Laffy Taffy

I have a friend who admits to eating approximately 5,000 Laffy Taffys in her lifetime.  If she admits to 5,000, I assume it’s probably closer to 10,000.  An intervention is just around the corner.  “There’s a lot of people who love you like crazy in this room, and they just want to see you get better.”  For those of you that watch A & E’s “Intervention,” you will get that reference to my favorite interventionist, Jeff VanVonderen.  That’s his catch-phrase.  But I digress.

Laffy Taffy

This weekend, I ate my first Laffy Taffy.  Ever.
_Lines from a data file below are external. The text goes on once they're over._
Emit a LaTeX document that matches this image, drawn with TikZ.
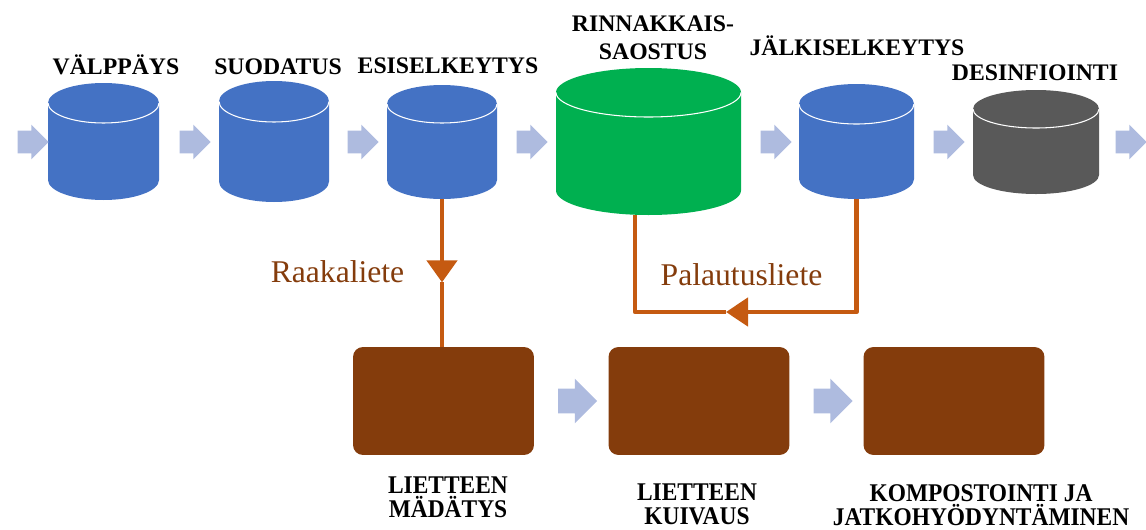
\documentclass[tikz,border=0pt]{standalone}
\usepackage{fontspec}
\setmainfont{Liberation Serif}
\newfontfamily\narrowserif[FakeStretch=0.92]{Liberation Serif}
\usepackage{xcolor}
\usepackage{tikz}
\usetikzlibrary{arrows.meta, positioning, fit, calc, shapes.arrows}
\definecolor{wblue}{HTML}{4472C4}
\definecolor{wgreen}{HTML}{00B050}
\definecolor{wgrey}{HTML}{595959}
\definecolor{wbrown}{HTML}{843C0C}
\definecolor{wpipe}{HTML}{C55A11}
\definecolor{wflow}{HTML}{AEBBDF}

% tank: name, centre x, top y, bottom y, half width, half height of the ends, colour
\newcommand{\tank}[7]{%
  \fill[#7] (#2-#5,#3-#6) -- (#2-#5,#4+#6)
    arc[start angle=180, end angle=360, x radius=#5, y radius=#6]
    -- (#2+#5,#3-#6)
    arc[start angle=0, end angle=180, x radius=#5, y radius=#6] -- cycle;
  \draw[white, line width=0.6pt] (#2-#5,#3-#6)
    arc[start angle=180, end angle=360, x radius=#5, y radius=#6];
  \node[inner sep=0, fit={(#2-#5,#3) (#2+#5,#4)}] (#1) {};
}

\begin{document}
\begin{tikzpicture}[x=0.02cm, y=0.02cm,
  stagelabel/.style={font=\fontsize{13.5}{16}\selectfont\bfseries, anchor=base, inner sep=0},
  sludgelabel/.style={font=\narrowserif\fontsize{14.5}{13.8}\selectfont\bfseries, align=center, inner sep=0},
  flow/.style={single arrow, fill=wflow, inner xsep=0, inner ysep=0.22cm, minimum height=0.62cm,
    minimum width=0.68cm, single arrow head extend=0.12cm},
  bigflow/.style={flow, inner ysep=0.24cm, minimum height=0.78cm, minimum width=0.88cm,
    single arrow head extend=0.2cm},
  sludge/.style={fill=wbrown, rounded corners=0.2cm, minimum width=3.62cm, minimum height=2.16cm, inner sep=0},
  pipe/.style={draw=wpipe, line width=2.6pt, line join=round},
  pipelabel/.style={font=\fontsize{18}{20}\selectfont, text=wbrown, anchor=base, inner sep=0}]
\useasboundingbox (0,0) rectangle (1146,529);

% water line
\tank{valp}{103.5}{446}{329}{55.5}{20}{wblue}
\tank{suod}{274}{448}{327}{55}{20.5}{wblue}
\tank{esi}{442}{444}{330}{55}{19}{wblue}
\tank{rinn}{648.5}{461}{314}{92.5}{24.5}{wgreen}
\tank{jalk}{856.5}{445}{330}{57.5}{20}{wblue}
\tank{desi}{1036}{439}{335}{63}{19}{wgrey}

\node[stagelabel] (valp-l) at (116,455) {VÄLPPÄYS};
\node[stagelabel] (suod-l) at (278,455) {SUODATUS};
\node[stagelabel] (esi-l) at (448,456) {ESISELKEYTYS};
\node[font=\fontsize{13.5}{15.9}\selectfont\bfseries, align=center, inner sep=0]
  (rinn-l) at (653,491.5) {RINNAKKAIS-\\SAOSTUS};
\node[stagelabel] (jalk-l) at (857,474) {JÄLKISELKEYTYS};
\node[stagelabel] (desi-l) at (1035,449) {DESINFIOINTI};

\node[flow] (f1) at (27.5,387) {};
\node[flow] (f2) at (189.5,387) {};
\node[flow] (f3) at (357.5,387) {};
\node[flow] (f4) at (526.5,387) {};
\node[flow] (f5) at (770.5,387) {};
\node[flow] (f6) at (943.5,387) {};
\node[flow] (f7) at (1125.5,387) {};

% sludge line
\node[sludge] (madatys) at (443.5,128) {};
\node[sludge] (kuivaus) at (699,128) {};
\node[sludge] (kompost) at (954,128) {};
\node[bigflow] (g1) at (571.5,128) {};
\node[bigflow] (g2) at (827,128) {};

\node[sludgelabel] (madatys-l) at (448,31.5) {LIETTEEN\\MÄDÄTYS};
\node[sludgelabel] (kuivaus-l) at (697,25) {LIETTEEN\\KUIVAUS};
\node[sludgelabel] (kompost-l) at (981,24) {KOMPOSTOINTI JA\\JATKOHYÖDYNTÄMINEN};

% sludge pipes
\coordinate (raw) at ($(esi.south)+(0,-83)$);
\draw[pipe, -{Triangle[length=0.44cm, width=0.6cm]}] (esi.south) -- (raw);
\draw[pipe] (raw) -- (raw |- madatys.north);
\node[pipelabel] (raw-l) at (337.5,247) {Raakaliete};

\coordinate (ret) at (726,217);
\draw[pipe, -{Triangle[length=0.44cm, width=0.56cm]}] (jalk.south) |- (ret);
\draw[pipe] (ret) -| ([xshift=-0.27cm]rinn.south);
\node[pipelabel] (ret-l) at (741.5,244) {Palautusliete};
\end{tikzpicture}
\end{document}
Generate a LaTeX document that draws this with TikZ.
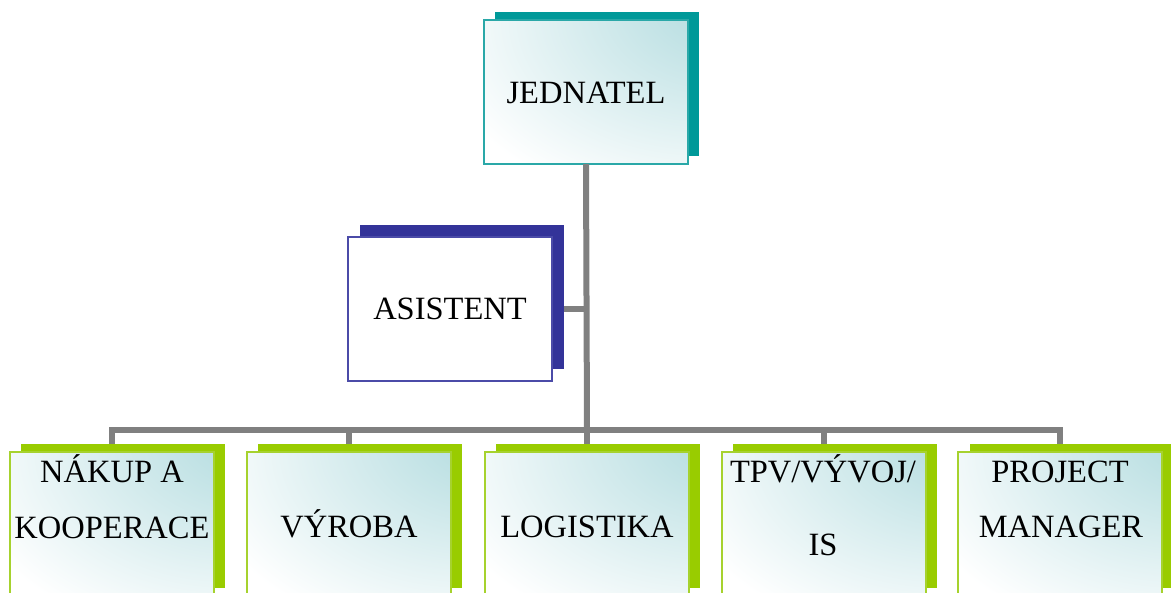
\documentclass[tikz,border=0pt]{standalone}
\usepackage{fontspec}
\setmainfont{Liberation Serif}
\definecolor{gline}{HTML}{808080}
\definecolor{tealsh}{HTML}{009999}
\definecolor{tealbd}{HTML}{2AA8A8}
\definecolor{navysh}{HTML}{333399}
\definecolor{navybd}{HTML}{4B4BA8}
\definecolor{greensh}{HTML}{99CC00}
\definecolor{greenbd}{HTML}{A6D22E}
\definecolor{glow}{HTML}{BCE0E3}
\pgfdeclareradialshading{cornerglow}{\pgfpoint{40bp}{36bp}}{color(0bp)=(glow); color(14bp)=(glow); color(62bp)=(white); color(160bp)=(white)}
\tikzset{
  conn/.style={draw=gline, line width=6pt, line join=miter},
  shadowbox/.style={fill=#1, draw=none, inner sep=0pt, outer sep=0pt, anchor=north west, minimum width=204pt, minimum height=144pt},
  frontbox/.style={draw=#1, line width=1.6pt, shading=cornerglow, inner sep=0pt, outer sep=0pt, anchor=north west, minimum width=204pt, minimum height=144pt},
  plainbox/.style={draw=#1, line width=1.6pt, fill=white, inner sep=0pt, outer sep=0pt, anchor=north west, minimum width=204pt, minimum height=144pt},
  lbl/.style={anchor=base, inner sep=0pt, font=\fontsize{32.5}{36}\selectfont}
}
\begin{document}
\begin{tikzpicture}[x=1pt, y=-1pt]
\useasboundingbox (0,0) rectangle (1171,593);
\clip (0,0) rectangle (1171,593);
\coordinate (hub) at (587,430);
% shadows
\node[shadowbox=tealsh] (jeds) at (495,12) {};
\node[shadowbox=navysh] (ass) at (360,225) {};
\node[shadowbox=greensh] (b1s) at (21,444) {};
\node[shadowbox=greensh] (b2s) at (258,444) {};
\node[shadowbox=greensh] (b3s) at (496,444) {};
\node[shadowbox=greensh] (b4s) at (733,444) {};
\node[shadowbox=greensh] (b5s) at (970,444) {};
% front boxes
\node[frontbox=tealbd] (jed) at (484,20) {};
\node[plainbox=navybd] (as) at (348,237) {};
\node[frontbox=greenbd] (b1) at (10,452) {};
\node[frontbox=greenbd] (b2) at (247,452) {};
\node[frontbox=greenbd] (b3) at (485,452) {};
\node[frontbox=greenbd] (b4) at (722,452) {};
\node[frontbox=greenbd] (b5) at (958,452) {};
% connectors
\draw[conn] (jed.south) -- (hub);
\draw[conn] (ass.east |- as.east) -- (as.east -| hub);
\draw[conn] (b1s.north -| b1.north) -- (b1.north |- hub) -- (b5.north |- hub) -- (b5s.north -| b5.north);
\draw[conn] (b2.north |- hub) -- (b2s.north -| b2.north);
\draw[conn] (b3.north |- hub) -- (b3s.north -| b3.north);
\draw[conn] (b4.north |- hub) -- (b4s.north -| b4.north);
% labels
\node[lbl] (tjed) at (586,104) {JEDNATEL};
\node[lbl] (tas) at (450,320) {ASISTENT};
\node[lbl] (t1a) at (112,483) {NÁKUP A};
\node[lbl] (t1b) at (112,539) {KOOPERACE};
\node[lbl] (t2) at (349,537) {VÝROBA};
\node[lbl] (t3) at (587,537) {LOGISTIKA};
\node[lbl] (t4a) at (823,483) {TPV/VÝVOJ/};
\node[lbl] (t4b) at (823,555) {IS};
\node[lbl] (t5a) at (1060,483) {PROJECT};
\node[lbl] (t5b) at (1061,538) {MANAGER};
\end{tikzpicture}
\end{document}
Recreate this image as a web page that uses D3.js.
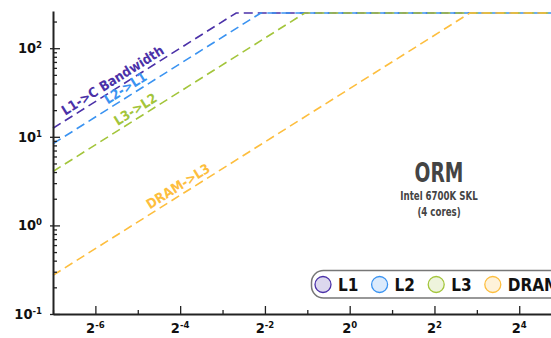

It was the green one.  And I think I’ve been missing out.  Much like I missed out on Cheese Cake (yes, I capitalized it) and Red Velvet for much of my life.  I’m not sure why I’ve never eaten a Laffy Taffy until Saturday night, but it might have something to do with confusing it with a Charleston Chew, of which I’m not a fan.  And to make matters worse, apparently there are TWO jokes on every Laffy Taffy!  Granted, they are not funny and seem to have been written by 2nd Graders, but they do work in a pinch.  Now, to you long-time Laffy Taffy fans, I’m not breaking any real news here, but I did not know where to find the answer to the jokes.  I bet I flipped that little wrapper over nine times before I realized it was ‘under the flap’.  It reminded me of the piece of paper with “How do you keep a moron in suspense?” written on one side.  “For answer, turn paper over.”  When you turned it over, it said, “How do you keep a moron in suspense?  For answer, turn paper over.”  For the record, I only turned the paper over five times.

Anyway, one of the jokes was, “What kind of key won’t open any door?”  A don-key. Joke bad, Laffy Taffy good.  Now, to make up for lost time.